Optimizing example selection for retrieval-augmented machine translation with translation memories
Maxime Bouthors, Josep Crego, François Yvon
TL;DR
The paper investigates how to optimally select a set of $k$ similar examples from a translation memory to condition a fixed, non-autoregressive downstream editor—the multi-Levenshtein Transformer. It casts exemplar selection as a submodular coverage problem, introducing a smoothed, weight-aware coverage function controlled by a parameter $\lambda$ and providing both greedy and approximation-based algorithms with theoretical guarantees. Empirically, Levenshtein-distance based coverage tends to yield the largest BLEU gains across multiple English–French domains, though improvements are domain-sensitive and influenced by normalization and $\lambda$-tuning.
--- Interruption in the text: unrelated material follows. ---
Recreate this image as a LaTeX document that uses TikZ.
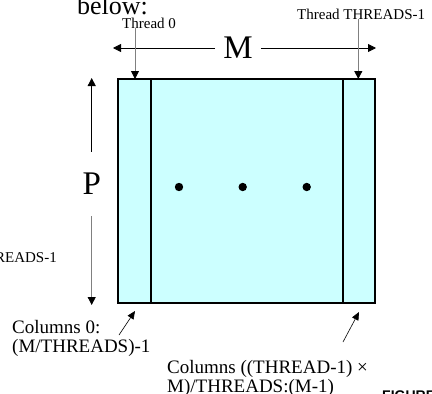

The work suggests that efficient, coverage-driven retrieval can modestly enhance translation quality in retrieval-augmented MT, while highlighting that longer, more covering examples may complicate joint editing and that future work should align retrieval with the translation model's editing behavior.
Abstract
Retrieval-augmented machine translation leverages examples from a translation memory by retrieving similar instances. These examples are used to condition the predictions of a neural decoder. We aim to improve the upstream retrieval step and consider a fixed downstream edit-based model: the multi-Levenshtein Transformer. The task consists of finding a set of examples that maximizes the overall coverage of the source sentence. To this end, we rely on the theory of submodular functions and explore new algorithms to optimize this coverage. We evaluate the resulting performance gains for the machine translation task.